THE TASK
Write out the complete material exactly as it stands.

DATA EXCERPTS
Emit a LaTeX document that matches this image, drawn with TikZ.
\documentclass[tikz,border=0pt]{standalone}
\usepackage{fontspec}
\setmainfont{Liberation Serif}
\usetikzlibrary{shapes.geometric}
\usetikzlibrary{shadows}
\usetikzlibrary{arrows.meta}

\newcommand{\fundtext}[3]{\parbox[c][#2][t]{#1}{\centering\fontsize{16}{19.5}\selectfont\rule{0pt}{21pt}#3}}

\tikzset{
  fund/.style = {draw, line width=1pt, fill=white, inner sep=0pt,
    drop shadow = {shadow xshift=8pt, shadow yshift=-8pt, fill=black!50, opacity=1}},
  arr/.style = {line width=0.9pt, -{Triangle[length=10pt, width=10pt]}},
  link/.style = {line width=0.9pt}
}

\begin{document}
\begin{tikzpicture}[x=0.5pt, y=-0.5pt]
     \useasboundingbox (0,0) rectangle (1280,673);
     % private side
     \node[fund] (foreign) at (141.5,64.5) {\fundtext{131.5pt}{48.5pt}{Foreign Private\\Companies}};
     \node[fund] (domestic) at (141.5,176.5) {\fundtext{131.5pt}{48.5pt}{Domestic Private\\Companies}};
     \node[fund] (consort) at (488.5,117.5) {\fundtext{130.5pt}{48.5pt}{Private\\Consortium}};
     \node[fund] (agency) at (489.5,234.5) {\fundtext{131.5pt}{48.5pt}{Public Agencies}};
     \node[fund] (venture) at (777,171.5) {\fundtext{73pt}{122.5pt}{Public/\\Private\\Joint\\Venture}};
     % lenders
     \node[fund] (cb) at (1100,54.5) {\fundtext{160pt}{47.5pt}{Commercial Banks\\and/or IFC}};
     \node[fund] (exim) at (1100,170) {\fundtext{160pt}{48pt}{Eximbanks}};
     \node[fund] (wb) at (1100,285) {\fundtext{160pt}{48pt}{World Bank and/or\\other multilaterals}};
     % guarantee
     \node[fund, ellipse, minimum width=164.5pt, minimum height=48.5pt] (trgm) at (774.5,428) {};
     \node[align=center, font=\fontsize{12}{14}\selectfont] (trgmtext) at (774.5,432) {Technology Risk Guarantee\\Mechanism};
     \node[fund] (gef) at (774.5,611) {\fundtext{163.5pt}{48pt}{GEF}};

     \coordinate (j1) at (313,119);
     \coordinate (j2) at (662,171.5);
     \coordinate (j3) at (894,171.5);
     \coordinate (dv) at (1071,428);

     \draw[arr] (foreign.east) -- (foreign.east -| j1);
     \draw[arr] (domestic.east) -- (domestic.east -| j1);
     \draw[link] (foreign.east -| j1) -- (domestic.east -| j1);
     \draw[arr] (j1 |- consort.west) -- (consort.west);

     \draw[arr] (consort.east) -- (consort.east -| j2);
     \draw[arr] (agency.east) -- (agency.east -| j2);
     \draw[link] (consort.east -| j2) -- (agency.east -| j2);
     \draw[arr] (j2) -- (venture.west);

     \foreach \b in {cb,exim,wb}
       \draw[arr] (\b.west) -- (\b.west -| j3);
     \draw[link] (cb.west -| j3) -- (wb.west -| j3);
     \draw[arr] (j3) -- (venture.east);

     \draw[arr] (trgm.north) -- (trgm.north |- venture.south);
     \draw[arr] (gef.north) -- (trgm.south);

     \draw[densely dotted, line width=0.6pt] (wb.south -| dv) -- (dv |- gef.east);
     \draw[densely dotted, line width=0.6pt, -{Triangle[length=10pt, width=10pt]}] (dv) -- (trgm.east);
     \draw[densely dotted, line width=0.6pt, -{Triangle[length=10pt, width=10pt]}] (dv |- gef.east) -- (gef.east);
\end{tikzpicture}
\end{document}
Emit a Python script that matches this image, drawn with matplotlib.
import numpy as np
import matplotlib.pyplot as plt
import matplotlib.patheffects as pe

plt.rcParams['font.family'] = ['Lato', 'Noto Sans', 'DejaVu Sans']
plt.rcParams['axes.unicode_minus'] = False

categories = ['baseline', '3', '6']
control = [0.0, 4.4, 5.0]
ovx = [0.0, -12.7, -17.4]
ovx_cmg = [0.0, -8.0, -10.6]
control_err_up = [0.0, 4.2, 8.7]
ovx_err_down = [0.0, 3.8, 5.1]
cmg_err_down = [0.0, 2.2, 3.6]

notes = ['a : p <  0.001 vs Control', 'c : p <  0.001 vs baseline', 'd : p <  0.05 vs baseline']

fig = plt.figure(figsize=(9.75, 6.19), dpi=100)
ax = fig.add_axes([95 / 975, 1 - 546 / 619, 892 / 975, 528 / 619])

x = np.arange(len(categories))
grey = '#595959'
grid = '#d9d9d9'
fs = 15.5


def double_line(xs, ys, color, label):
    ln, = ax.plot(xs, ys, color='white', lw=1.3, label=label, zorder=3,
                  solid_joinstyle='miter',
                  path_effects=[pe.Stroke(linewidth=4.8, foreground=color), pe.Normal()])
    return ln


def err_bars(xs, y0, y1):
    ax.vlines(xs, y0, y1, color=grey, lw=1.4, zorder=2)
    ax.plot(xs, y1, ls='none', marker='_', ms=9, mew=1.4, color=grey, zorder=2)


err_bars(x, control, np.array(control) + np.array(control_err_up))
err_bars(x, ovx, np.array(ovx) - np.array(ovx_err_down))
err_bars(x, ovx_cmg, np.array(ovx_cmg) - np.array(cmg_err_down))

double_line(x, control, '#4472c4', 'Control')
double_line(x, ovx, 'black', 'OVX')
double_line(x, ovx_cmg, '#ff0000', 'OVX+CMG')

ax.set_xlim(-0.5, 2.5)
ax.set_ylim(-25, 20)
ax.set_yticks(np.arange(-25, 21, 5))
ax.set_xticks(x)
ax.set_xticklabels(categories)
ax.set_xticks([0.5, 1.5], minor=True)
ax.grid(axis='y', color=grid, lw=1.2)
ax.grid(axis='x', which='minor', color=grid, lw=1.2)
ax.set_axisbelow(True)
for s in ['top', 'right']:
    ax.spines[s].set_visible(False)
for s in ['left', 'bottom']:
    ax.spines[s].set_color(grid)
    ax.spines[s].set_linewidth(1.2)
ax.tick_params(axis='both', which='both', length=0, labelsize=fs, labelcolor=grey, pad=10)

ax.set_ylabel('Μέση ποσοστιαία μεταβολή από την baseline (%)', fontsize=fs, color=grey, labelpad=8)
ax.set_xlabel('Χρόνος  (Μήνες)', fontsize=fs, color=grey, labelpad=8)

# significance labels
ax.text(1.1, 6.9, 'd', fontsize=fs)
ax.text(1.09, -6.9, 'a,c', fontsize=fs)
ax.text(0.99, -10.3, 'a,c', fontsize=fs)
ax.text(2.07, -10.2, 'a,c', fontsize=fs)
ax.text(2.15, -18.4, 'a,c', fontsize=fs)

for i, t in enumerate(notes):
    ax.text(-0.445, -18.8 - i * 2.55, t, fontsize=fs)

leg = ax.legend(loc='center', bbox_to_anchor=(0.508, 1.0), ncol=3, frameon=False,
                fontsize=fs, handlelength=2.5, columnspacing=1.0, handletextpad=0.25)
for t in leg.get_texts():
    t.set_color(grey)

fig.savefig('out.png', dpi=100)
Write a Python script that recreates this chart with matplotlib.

SOLVED EXERCISE
Emit a LaTeX document that matches this image, drawn with TikZ.
\documentclass[tikz,border=0pt]{standalone}
\usepackage{fontspec}
\setmainfont{Liberation Serif}
\usetikzlibrary{shapes.geometric}
\usetikzlibrary{shadows}
\usetikzlibrary{arrows.meta}

\newcommand{\fundtext}[3]{\parbox[c][#2][t]{#1}{\centering\fontsize{16}{19.5}\selectfont\rule{0pt}{21pt}#3}}

\tikzset{
  fund/.style = {draw, line width=1pt, fill=white, inner sep=0pt,
    drop shadow = {shadow xshift=8pt, shadow yshift=-8pt, fill=black!50, opacity=1}},
  arr/.style = {line width=0.9pt, -{Triangle[length=10pt, width=10pt]}},
  link/.style = {line width=0.9pt}
}

\begin{document}
\begin{tikzpicture}[x=0.5pt, y=-0.5pt]
     \useasboundingbox (0,0) rectangle (1280,673);
     % private side
     \node[fund] (foreign) at (141.5,64.5) {\fundtext{131.5pt}{48.5pt}{Foreign Private\\Companies}};
     \node[fund] (domestic) at (141.5,176.5) {\fundtext{131.5pt}{48.5pt}{Domestic Private\\Companies}};
     \node[fund] (consort) at (488.5,117.5) {\fundtext{130.5pt}{48.5pt}{Private\\Consortium}};
     \node[fund] (agency) at (489.5,234.5) {\fundtext{131.5pt}{48.5pt}{Public Agencies}};
     \node[fund] (venture) at (777,171.5) {\fundtext{73pt}{122.5pt}{Public/\\Private\\Joint\\Venture}};
     % lenders
     \node[fund] (cb) at (1100,54.5) {\fundtext{160pt}{47.5pt}{Commercial Banks\\and/or IFC}};
     \node[fund] (exim) at (1100,170) {\fundtext{160pt}{48pt}{Eximbanks}};
     \node[fund] (wb) at (1100,285) {\fundtext{160pt}{48pt}{World Bank and/or\\other multilaterals}};
     % guarantee
     \node[fund, ellipse, minimum width=164.5pt, minimum height=48.5pt] (trgm) at (774.5,428) {};
     \node[align=center, font=\fontsize{12}{14}\selectfont] (trgmtext) at (774.5,432) {Technology Risk Guarantee\\Mechanism};
     \node[fund] (gef) at (774.5,611) {\fundtext{163.5pt}{48pt}{GEF}};

     \coordinate (j1) at (313,119);
     \coordinate (j2) at (662,171.5);
     \coordinate (j3) at (894,171.5);
     \coordinate (dv) at (1071,428);

     \draw[arr] (foreign.east) -- (foreign.east -| j1);
     \draw[arr] (domestic.east) -- (domestic.east -| j1);
     \draw[link] (foreign.east -| j1) -- (domestic.east -| j1);
     \draw[arr] (j1 |- consort.west) -- (consort.west);

     \draw[arr] (consort.east) -- (consort.east -| j2);
     \draw[arr] (agency.east) -- (agency.east -| j2);
     \draw[link] (consort.east -| j2) -- (agency.east -| j2);
     \draw[arr] (j2) -- (venture.west);

     \foreach \b in {cb,exim,wb}
       \draw[arr] (\b.west) -- (\b.west -| j3);
     \draw[link] (cb.west -| j3) -- (wb.west -| j3);
     \draw[arr] (j3) -- (venture.east);

     \draw[arr] (trgm.north) -- (trgm.north |- venture.south);
     \draw[arr] (gef.north) -- (trgm.south);

     \draw[densely dotted, line width=0.6pt] (wb.south -| dv) -- (dv |- gef.east);
     \draw[densely dotted, line width=0.6pt, -{Triangle[length=10pt, width=10pt]}] (dv) -- (trgm.east);
     \draw[densely dotted, line width=0.6pt, -{Triangle[length=10pt, width=10pt]}] (dv |- gef.east) -- (gef.east);
\end{tikzpicture}
\end{document}
Emit a Python script that matches this image, drawn with matplotlib.
import numpy as np
import matplotlib.pyplot as plt
import matplotlib.patheffects as pe

plt.rcParams['font.family'] = ['Lato', 'Noto Sans', 'DejaVu Sans']
plt.rcParams['axes.unicode_minus'] = False

categories = ['baseline', '3', '6']
control = [0.0, 4.4, 5.0]
ovx = [0.0, -12.7, -17.4]
ovx_cmg = [0.0, -8.0, -10.6]
control_err_up = [0.0, 4.2, 8.7]
ovx_err_down = [0.0, 3.8, 5.1]
cmg_err_down = [0.0, 2.2, 3.6]

notes = ['a : p <  0.001 vs Control', 'c : p <  0.001 vs baseline', 'd : p <  0.05 vs baseline']

fig = plt.figure(figsize=(9.75, 6.19), dpi=100)
ax = fig.add_axes([95 / 975, 1 - 546 / 619, 892 / 975, 528 / 619])

x = np.arange(len(categories))
grey = '#595959'
grid = '#d9d9d9'
fs = 15.5


def double_line(xs, ys, color, label):
    ln, = ax.plot(xs, ys, color='white', lw=1.3, label=label, zorder=3,
                  solid_joinstyle='miter',
                  path_effects=[pe.Stroke(linewidth=4.8, foreground=color), pe.Normal()])
    return ln


def err_bars(xs, y0, y1):
    ax.vlines(xs, y0, y1, color=grey, lw=1.4, zorder=2)
    ax.plot(xs, y1, ls='none', marker='_', ms=9, mew=1.4, color=grey, zorder=2)


err_bars(x, control, np.array(control) + np.array(control_err_up))
err_bars(x, ovx, np.array(ovx) - np.array(ovx_err_down))
err_bars(x, ovx_cmg, np.array(ovx_cmg) - np.array(cmg_err_down))

double_line(x, control, '#4472c4', 'Control')
double_line(x, ovx, 'black', 'OVX')
double_line(x, ovx_cmg, '#ff0000', 'OVX+CMG')

ax.set_xlim(-0.5, 2.5)
ax.set_ylim(-25, 20)
ax.set_yticks(np.arange(-25, 21, 5))
ax.set_xticks(x)
ax.set_xticklabels(categories)
ax.set_xticks([0.5, 1.5], minor=True)
ax.grid(axis='y', color=grid, lw=1.2)
ax.grid(axis='x', which='minor', color=grid, lw=1.2)
ax.set_axisbelow(True)
for s in ['top', 'right']:
    ax.spines[s].set_visible(False)
for s in ['left', 'bottom']:
    ax.spines[s].set_color(grid)
    ax.spines[s].set_linewidth(1.2)
ax.tick_params(axis='both', which='both', length=0, labelsize=fs, labelcolor=grey, pad=10)

ax.set_ylabel('Μέση ποσοστιαία μεταβολή από την baseline (%)', fontsize=fs, color=grey, labelpad=8)
ax.set_xlabel('Χρόνος  (Μήνες)', fontsize=fs, color=grey, labelpad=8)

# significance labels
ax.text(1.1, 6.9, 'd', fontsize=fs)
ax.text(1.09, -6.9, 'a,c', fontsize=fs)
ax.text(0.99, -10.3, 'a,c', fontsize=fs)
ax.text(2.07, -10.2, 'a,c', fontsize=fs)
ax.text(2.15, -18.4, 'a,c', fontsize=fs)

for i, t in enumerate(notes):
    ax.text(-0.445, -18.8 - i * 2.55, t, fontsize=fs)

leg = ax.legend(loc='center', bbox_to_anchor=(0.508, 1.0), ncol=3, frameon=False,
                fontsize=fs, handlelength=2.5, columnspacing=1.0, handletextpad=0.25)
for t in leg.get_texts():
    t.set_color(grey)

fig.savefig('out.png', dpi=100)
Write a Python script that recreates this chart with matplotlib.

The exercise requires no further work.